The touch controller 700 may be connected to the first and second
touch wires 411 and 421 through the pad portion 450 of the display
panel 300.
[0069] The display panel 300 may be formed on a transparent
insulating substrate including at least one of glass, quartz,
ceramic, plastic, etc.
[0070] In exemplary embodiments, the touch controller 700 and
display controller 600, and/or one or more components thereof, may
be implemented via one or more general purpose and/or special
purpose components, such as one or more discrete circuits, digital
signal processing chips, integrated circuits, application specific
integrated circuits, microprocessors, processors, programmable
arrays, field programmable arrays, instruction set processors,
and/or the like.
[0071] According to exemplary embodiments, the features, functions,
processes, etc., described herein may be implemented via software,
hardware (e.g., general processor, digital signal processing (DSP)
chip, an application specific integrated circuit (ASIC), field
programmable gate arrays (FPGAs), etc.), firmware, or a combination
thereof. In this manner, the touch controller 700 and display
controller 600, and/or one or more components thereof may include
or otherwise be associated with one or more memories (not shown)

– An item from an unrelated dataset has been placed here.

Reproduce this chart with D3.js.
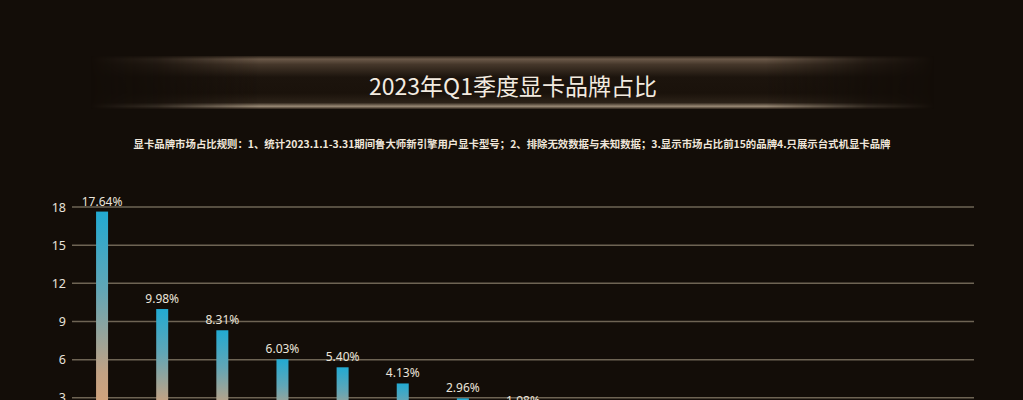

including code (e.g., instructions) configured to cause the touch
controller 700 and display controller 600, and/or one or more
components thereof to perform one or more of the features,
functions, processes, etc., described herein.
[0072] The memories may be any medium that participates in
providing code to the one or more software, hardware, and/or
firmware components for execution. Such memories may be implemented
in any suitable form, including, but not limited to, non-volatile
media, volatile media, and transmission media. Non-volatile media
include, for example, optical or magnetic disks. Volatile media
include dynamic memory. Transmission media include coaxial cables,
copper wire and fiber optics. Transmission media can also take the
form of acoustic, optical, or electromagnetic waves. Common forms
of computer-readable media include, for example, a floppy disk, a
flexible disk, hard disk, magnetic tape, any other magnetic medium,
a compact disk-read only memory (CD-ROM), a rewriteable compact
disk (CDRW), a digital video disk (DVD), a rewriteable DVD
(DVD-RW), any other optical medium, punch cards, paper tape,
optical mark sheets, any other physical medium with patterns of
holes or other optically recognizable indicia, a random-access
memory (RAM), a programmable read only memory (PROM), and erasable
programmable read only memory (EPROM), a FLASH-EPROM, any other
memory chip or cartridge, a carrier wave, or any other medium from
which information may be read by, for example, a
controller/processor.
[0073] Referring to FIG. 3, the touch screen panel includes a touch
sensing layer 400 in which the touch sensing sensor is formed, a
cover substrate 132 formed disposed to face facing the touch
sensing layer, the first adhesive layer 120 formed disposed between
the touch sensing layer 400 and on the display panel 300, and a
second adhesive layer 122 formed disposed on between the cover
substrate 132 and the touch sensing layer 400.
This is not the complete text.